4K Review: Wong Kar Wai's IN THE MOOD FOR LOVE Looks Sumptuous

The World of Wong Kar Wai steps into UHD and, surprise surprise, it looks fantastic.

A man and a woman brush past one another in a hallway. They are renting neighbouring apartments in Hong Kong, circa 1962. He is Mr. Chow and his wife works late; she is Mrs. Chan and her husband travels for work.

They circle one another and the movie circles them; staccato, impressionist scenes giving way to waltz-like, slow motion studies of caught glances and growing familiarities. At some point, it becomes clear to both Mr. Chow and Mrs. Chan that their partners are cheating on them, and that they are doing it with one another -- a nauseatingly intimate bond between strangers.

They begin to play-act imagined scenes from their spouses' indiscretion with one another. The film leans playfully into cinematic form -- multiple "takes" of an argument, to calibrate the performance, to get closer to the anguish of the thing -- while withdrawing from it everywhere else. Wong is not even attempting to cover an entire narrative here, preferring to elide story in favour of detail. Scenes are focused on tiny gestures and details, but the story mechanics of getting into and out of them is left in the Avid.

His camera strategy is similar: we see Mrs. Chan and Mr. Chow in doorways, under awnings, faces quarter-turned to camera. They could be the only two people in this world. Played by Tony Leung Chiu Wai and Maggie Cheung Man Yuk, both actors are stunning and Wong Kar Wai knows it, doting on their hair, their eyes, their exquisite costumes. (There is a gown of Mrs. Chan's whose base colour and sheen colour let it straddle the film's red/green colour palette as Cheung turns towards or away from the light, a nifty cinematic trick that had me gasping.)
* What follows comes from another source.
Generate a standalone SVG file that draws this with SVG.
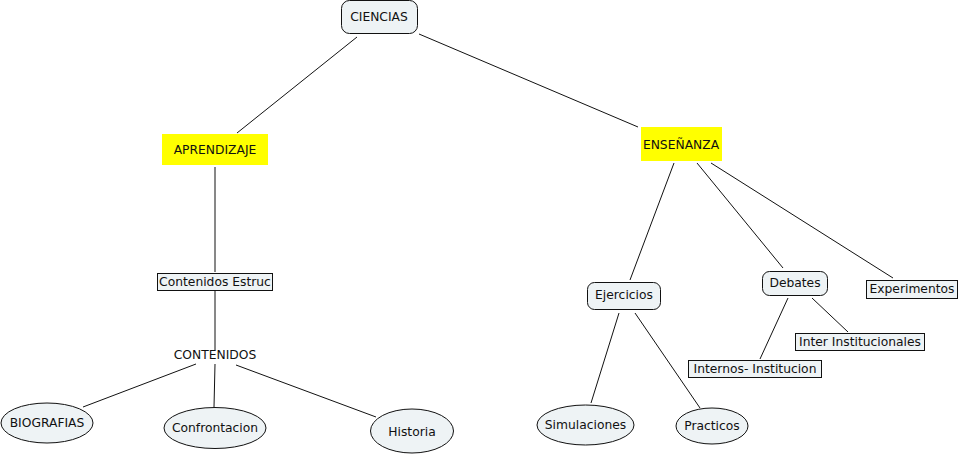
<svg xmlns="http://www.w3.org/2000/svg" width="960" height="456" viewBox="0 0 960 456">
<style>
text{font-family:"DejaVu Sans","Verdana",sans-serif;font-size:12.3px;fill:#111;text-anchor:middle;dominant-baseline:central}
.rr{fill:#eef3f5;stroke:#111;stroke-width:1}
.bx{fill:#eef3f5;stroke:#111;stroke-width:1}
.ye{fill:#ffff00;stroke:none}
.el{fill:#eef3f5;stroke:#111;stroke-width:1}
.c line{stroke:#111;stroke-width:1}
</style>
<rect width="960" height="456" fill="#fff"/>
<g class="c" id="connectors">
<line x1="357" y1="37" x2="237" y2="133"/>
<line x1="419" y1="34" x2="638" y2="127"/>
<line x1="215" y1="167" x2="215" y2="272"/>
<line x1="215" y1="291" x2="215" y2="350"/>
<line x1="196" y1="364" x2="83" y2="407"/>
<line x1="215" y1="364" x2="214" y2="407"/>
<line x1="236" y1="365" x2="376" y2="417"/>
<line x1="674" y1="163" x2="630" y2="280"/>
<line x1="697" y1="163" x2="783" y2="268"/>
<line x1="711" y1="163" x2="893" y2="278"/>
<line x1="619" y1="313" x2="591" y2="403"/>
<line x1="635" y1="313" x2="700" y2="408"/>
<line x1="788" y1="298" x2="760" y2="359"/>
<line x1="812" y1="298" x2="848" y2="332"/>
</g>
<g id="ciencias"><rect class="rr" x="341.5" y="0.5" width="76" height="33" rx="8"/><text x="379" y="17">CIENCIAS</text></g>
<g id="aprendizaje"><rect class="ye" x="162" y="134" width="106" height="31"/><text x="215" y="150">APRENDIZAJE</text></g>
<g id="ensenanza"><rect class="ye" x="641" y="127" width="81" height="34"/><text x="681" y="145">ENSEÑANZA</text></g>
<g id="contenidos-estruc"><rect class="bx" x="157.5" y="273.5" width="115" height="17"/><text x="215" y="282">Contenidos Estruc</text></g>
<g id="contenidos"><text x="215" y="355">CONTENIDOS</text></g>
<g id="biografias"><ellipse class="el" cx="47" cy="423" rx="46" ry="20"/><text x="47" y="423">BIOGRAFIAS</text></g>
<g id="confrontacion"><ellipse class="el" cx="215" cy="428" rx="51" ry="20.5"/><text x="215" y="428">Confrontacion</text></g>
<g id="historia"><ellipse class="el" cx="412" cy="431" rx="41.5" ry="22"/><text x="412" y="432">Historia</text></g>
<g id="ejercicios"><rect class="rr" x="587.5" y="282.5" width="73" height="27" rx="7"/><text x="624" y="295">Ejercicios</text></g>
<g id="debates"><rect class="rr" x="762.5" y="271.5" width="65" height="24" rx="7"/><text x="795" y="283">Debates</text></g>
<g id="experimentos"><rect class="bx" x="866.5" y="280.5" width="91" height="18"/><text x="912" y="289">Experimentos</text></g>
<g id="inter-institucionales"><rect class="bx" x="795.5" y="333.5" width="129" height="17"/><text x="860" y="342">Inter Institucionales</text></g>
<g id="internos-institucion"><rect class="bx" x="688.5" y="360.5" width="133" height="17"/><text x="755" y="369">Internos- Institucion</text></g>
<g id="simulaciones"><ellipse class="el" cx="585.5" cy="425" rx="48.5" ry="20"/><text x="585.5" y="425">Simulaciones</text></g>
<g id="practicos"><ellipse class="el" cx="712" cy="426" rx="36" ry="18"/><text x="712" y="426">Practicos</text></g>
</svg>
A handful of supporting characters may occasionally appear onscreen with one or the other of lovelorn pair, but an equal number -- notably, the adulterous spouses -- never appear on camera at all, becoming off-camera voices, eyelines from across a set, dialogue intoned across telephone lines. Again, Mrs. Chan and Mr. Chow might exist in a world on their own, as the embarrassing and mournful bond connecting them becomes a cherished, prideful kind of love that neither can let themselves give way to.

Very near the end of the film, an intertitle underlines Mr. Chow's recollections of his time with Mrs. Chan as blurred, indistinct, a memory he can see vaguely in his mind's eye, as through a mullioned window. It retroactively rounds off the film we've just watched, and its dreamy longing for a complete picture that never arrived.

In The Mood For Love is the first individual release from Criterion's 2021 The World of Wong Kar Wai boxed set (which Izzy reviewed here), upgrading the picture to 4K and including the same set of featurettes that supported the feature in the original collection. (Even those were original vintage, including a 2000 Toronto International Film Festival press conference and some contemporaneous videos and documentaries; the newest supplement on the disc is from 2012.)

ITMFL was originally released by Criterion as spine #147 all the way back in 2002, and the new jacket carries that 20-year-old stamp, meaning by-spine-number shelvers like me are going to have to push everything after it down the line.

Of note to home theatre purists: the film has not had HDR applied, and is a rare instance of a Criterion 4K that doesn't have the Dolby Vision stamp on the back. Wong Kar Wai opted to have the film finished in SDR instead, preferring the look. (Some info from Reddit here.)

I doubt any viewer will miss the HDR; the rich, supple contrast of the 4K image almost pulls you into your television set. (This isn't a metaphor; some early shots are so lifelike that I almost felt myself swooning forward as I watched.) This is a sublime, reference-quality presentation, and lets you sink into Wong's colour palette like a velvet armchair.

Of further note to Wong Kar Wai purists: notably, when completing these restorations in 2020, Wong Kar Wai tinkered with them. While never going full George Lucas, I'm always leery of notes, such as that on the Criterion jacket about this restoration, referring to new foley and sound effects added (to fill out the 5.1 surround mix) and the potentially subtle, potentially less-subtle changes this can make to the overall experience -- especially for a label like Criterion, whose bread and butter is ostensibly the preservation of classics for their milestone quality in the year in which they were made.

In the case of In The Mood For Love, some changes to the gradation were made, and the aspect ratio was fattened out to the original theatrical version of 1.66:1. I like the latter change quite a bit; the verticality serves the image construction flawlessly, and enhances that near-vertigo sense of immersion I mentioned above.

In The Mood For Love is the sort of cineaste wet dream you only get to see for the first time once, and if this 4K is your road in for that, kudos. (If you turned up specifically because of the WKW sequences in Everything Everywhere All At Once, double kudos!) You are going to have an absorbing time, and then watch it again, and again, and again.